あたたかい家にはいると、やれやれママの散歩につきあわされたぞ、まいったまいった、とでも言いたげに目をすぼめて一点を見つめている。
だれが大寒波の中好き好んで、外を出歩きたいものですか。
だいたいが、あなたドイツ、ポーランドのご出身でしょ。
そのもふもふの毛皮はフェイクですか。
空調のきいた日本の屋内犬は、十年に一度の低気温にはまったく対応できなくなっていた。
そして、もうひとつ氷点下の気温に対応しなかったものがある。
温水器である。
朝、お湯が出ない。
昼、お湯が出ない。
夕方になっても、お湯が出ない。
昨日の最低気温はマイナス6度。
凍った。
電気温水器の水道管が凍ったんだ。
なんてこと。
家の裏のご老体を見に行った。
家を建ててから、19年。
一度も不平不満をいうことなく、1日もかかさずお湯をはき続けてきた御大は、とくだんいつもと変わった様子も見せず、そこにたたずんでおられた。
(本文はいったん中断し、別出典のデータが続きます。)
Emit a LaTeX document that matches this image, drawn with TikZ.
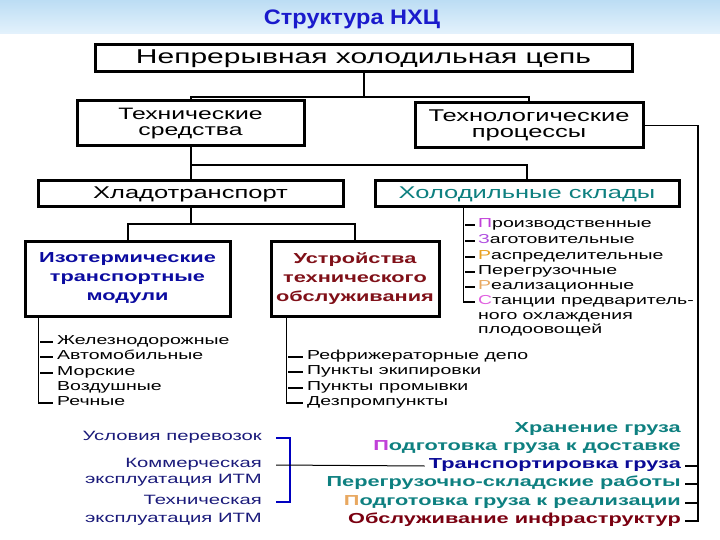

エコキュートなるもののように、四角四面なやつではない。
人の身長をはるかに超える円筒形の優美な曲線を描いた立ち姿である。
ただ、19年の風雪とともにいくぶんくたびれたご様子ではある。
何本も突き出たパイプのたぐいが、今にももげ落ちそうな緊張感をはらんでいる。
最近、たびたび訪れるリフォーム業者が口をそろえて言う。
「このタイプは久しぶりに見ました」
生産中止とまでは行かないものの、過去の遺物、昭和の遺産とでも言いたげな口ぶり。
うちは、電化製品の寿命が長い。
家を建てたときに買いそろえたものがいまだに現役で働いている。
最初におだぶつになったのは電子レンジだが、17年も使った。
IHも食洗機もいまだ現役だ。
電気温水器だって、修理したことさえない。
ただし、さすがにそろそろ勇退してもらおうと、リフォームを検討しているさなかの今回の大寒波。
もう少し、もう少しだけ、がんばって。
あとちょっとで、リフォーム決まるから。
いつ壊れてもおかしくない。
そんなギリギリのところで踏ん張ってくれているのに、大寒波から守ってあげられずごめんなさい。
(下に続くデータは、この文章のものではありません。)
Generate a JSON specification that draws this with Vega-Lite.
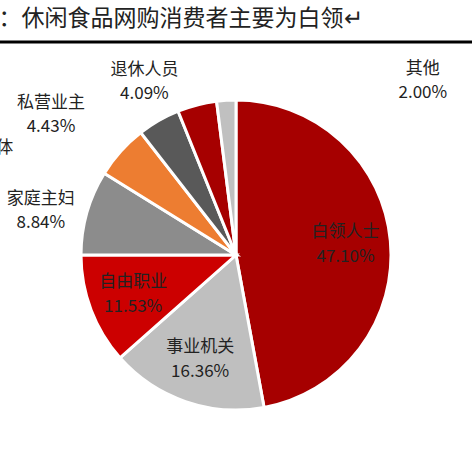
{
  "$schema": "https://vega.github.io/schema/vega-lite/v6.json",
  "description": "休闲食品网购消费者职业构成饼图",
  "width": 472,
  "height": 426,
  "autosize": {"type": "none"},
  "padding": {"left": 0, "right": 0, "top": 42, "bottom": 4},
  "title": {
    "text": "：休闲食品网购消费者主要为白领↵",
    "anchor": "start",
    "font": "Noto Sans CJK SC",
    "fontSize": 23,
    "fontWeight": "normal",
    "color": "#222222",
    "offset": 10
  },
  "layer": [
    {
      "data": {"values": [{}]},
      "mark": {"type": "rule", "color": "#000000", "strokeWidth": 3},
      "encoding": {"y": {"value": 0}}
    },
    {
      "data": {
        "values": [
          {"category": "白领人士", "share": 0.4710},
          {"category": "事业机关", "share": 0.1636},
          {"category": "自由职业", "share": 0.1153},
          {"category": "家庭主妇", "share": 0.0884},
          {"category": "个体", "share": 0.0565},
          {"category": "私营业主", "share": 0.0443},
          {"category": "退休人员", "share": 0.0409},
          {"category": "其他", "share": 0.0200}
        ]
      },
      "transform": [{"window": [{"op": "row_number", "as": "rank"}]}],
      "encoding": {
        "theta": {"field": "share", "type": "quantitative", "stack": true},
        "order": {"field": "rank", "type": "quantitative"}
      },
      "layer": [
        {
          "mark": {"type": "arc", "outerRadius": 155, "stroke": "white", "strokeWidth": 3},
          "encoding": {
            "color": {
              "field": "category",
              "type": "nominal",
              "scale": {
                "domain": ["白领人士", "事业机关", "自由职业", "家庭主妇", "个体", "私营业主", "退休人员", "其他"],
                "range": ["#a60000", "#bfbfbf", "#cc0000", "#8c8c8c", "#ed7d31", "#595959", "#a60000", "#c0c0c0"]
              },
              "legend": null
            }
          }
        },
        {
          "mark": {"type": "text", "clip": true, "radius": 110, "dy": -12.5, "fontSize": 17, "color": "#222222"},
          "encoding": {
            "text": {"condition": {"test": "indexof(['白领人士','事业机关','自由职业'], datum.category) >= 0", "field": "category", "type": "nominal"}, "value": ""}
          }
        },
        {
          "mark": {"type": "text", "clip": true, "radius": 110, "dy": 12.5, "fontSize": 17, "color": "#222222"},
          "encoding": {
            "text": {"condition": {"test": "indexof(['白领人士','事业机关','自由职业'], datum.category) >= 0", "field": "share", "type": "quantitative", "format": ".2%"}, "value": ""}
          }
        },
        {
          "mark": {"type": "text", "clip": true, "radius": 200, "thetaOffset": -0.056, "dy": -12, "fontSize": 17, "color": "#222222"},
          "encoding": {
            "text": {"condition": {"test": "datum.category === '家庭主妇'", "field": "category", "type": "nominal"}, "value": ""}
          }
        },
        {
          "mark": {"type": "text", "clip": true, "radius": 200, "thetaOffset": -0.056, "dy": 12, "fontSize": 17, "color": "#222222"},
          "encoding": {
            "text": {"condition": {"test": "datum.category === '家庭主妇'", "field": "share", "type": "quantitative", "format": ".2%"}, "value": ""}
          }
        },
        {
          "mark": {"type": "text", "clip": true, "radius": 247, "thetaOffset": -0.285, "align": "right", "fontSize": 17, "color": "#222222"},
          "encoding": {
            "text": {"condition": {"test": "datum.category === '个体'", "field": "category", "type": "nominal"}, "value": ""}
          }
        },
        {
          "mark": {"type": "text", "clip": true, "radius": 232, "thetaOffset": -0.401, "dy": -12, "fontSize": 17, "color": "#222222"},
          "encoding": {
            "text": {"condition": {"test": "datum.category === '私营业主'", "field": "category", "type": "nominal"}, "value": ""}
          }
        },
        {
          "mark": {"type": "text", "clip": true, "radius": 232, "thetaOffset": -0.401, "dy": 12, "fontSize": 17, "color": "#222222"},
          "encoding": {
            "text": {"condition": {"test": "datum.category === '私营业主'", "field": "share", "type": "quantitative", "format": ".2%"}, "value": ""}
          }
        },
        {
          "mark": {"type": "text", "clip": true, "radius": 196, "thetaOffset": -0.232, "dy": -12, "fontSize": 17, "color": "#222222"},
          "encoding": {
            "text": {"condition": {"test": "datum.category === '退休人员'", "field": "category", "type": "nominal"}, "value": ""}
          }
        },
        {
          "mark": {"type": "text", "clip": true, "radius": 196, "thetaOffset": -0.232, "dy": 12, "fontSize": 17, "color": "#222222"},
          "encoding": {
            "text": {"condition": {"test": "datum.category === '退休人员'", "field": "share", "type": "quantitative", "format": ".2%"}, "value": ""}
          }
        },
        {
          "mark": {"type": "text", "clip": true, "radius": 255, "thetaOffset": 0.885, "dy": -12, "fontSize": 17, "color": "#222222"},
          "encoding": {
            "text": {"condition": {"test": "datum.category === '其他'", "field": "category", "type": "nominal"}, "value": ""}
          }
        },
        {
          "mark": {"type": "text", "clip": true, "radius": 255, "thetaOffset": 0.885, "dy": 12, "fontSize": 17, "color": "#222222"},
          "encoding": {
            "text": {"condition": {"test": "datum.category === '其他'", "field": "share", "type": "quantitative", "format": ".2%"}, "value": ""}
          }
        }
      ]
    }
  ],
  "config": {
    "font": "Noto Sans CJK SC",
    "view": {"stroke": null}
  }
}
だいたい、外の水栓にせっせと凍結予防の処置をしたのに、なんで電気温水器にはなんにもしてあげんのや。
いや、それはそれで必要。
愛犬の散歩に行って、滝となって流れる水道管破裂の激流を見てきたばかりだ。
しかし、このままではお風呂に入れない。
なぜ、1番肝心な電気温水器を保護してないんや。
保護材が破損して、水道管の一部が露出しているじゃないか。
祈るような気持ちで、壁につながる水道管にお湯で湿らせたタオルを巻き付けた。
急ぎ、室内に戻り、レバーをお湯にまわして押し上げた。
ごぼごぼ、ごぼっとぐずるように空気を多めに吐いたあと、ジャーとお湯が出始めた。
はぁーーーー。
ほっとした。
全身の力が抜けた。
また、ご老体は生き延びた。
と、思ったのもつかの間。
入浴しようと、浴槽にお湯を張ろうとすると、細い。
水圧が弱い。
いつもの7割程度か。
湯温は高いが、なかなか溜まらない。
日頃から長湯の習慣で、途中お湯を追加する。
なんとも心もとなく、しょぼしょぼとしかでない。
不安の種は消えない。
リフォームは、決断する時機をのがしている。
つぎつぎと見積もりを依頼し、どこかしらにけちをつける混沌の沼にはまっている。
リフォームを決断するのが早いか。
温水器の寿命が尽きるのが早いか。
まったなしのカウントダウンがはじまっている。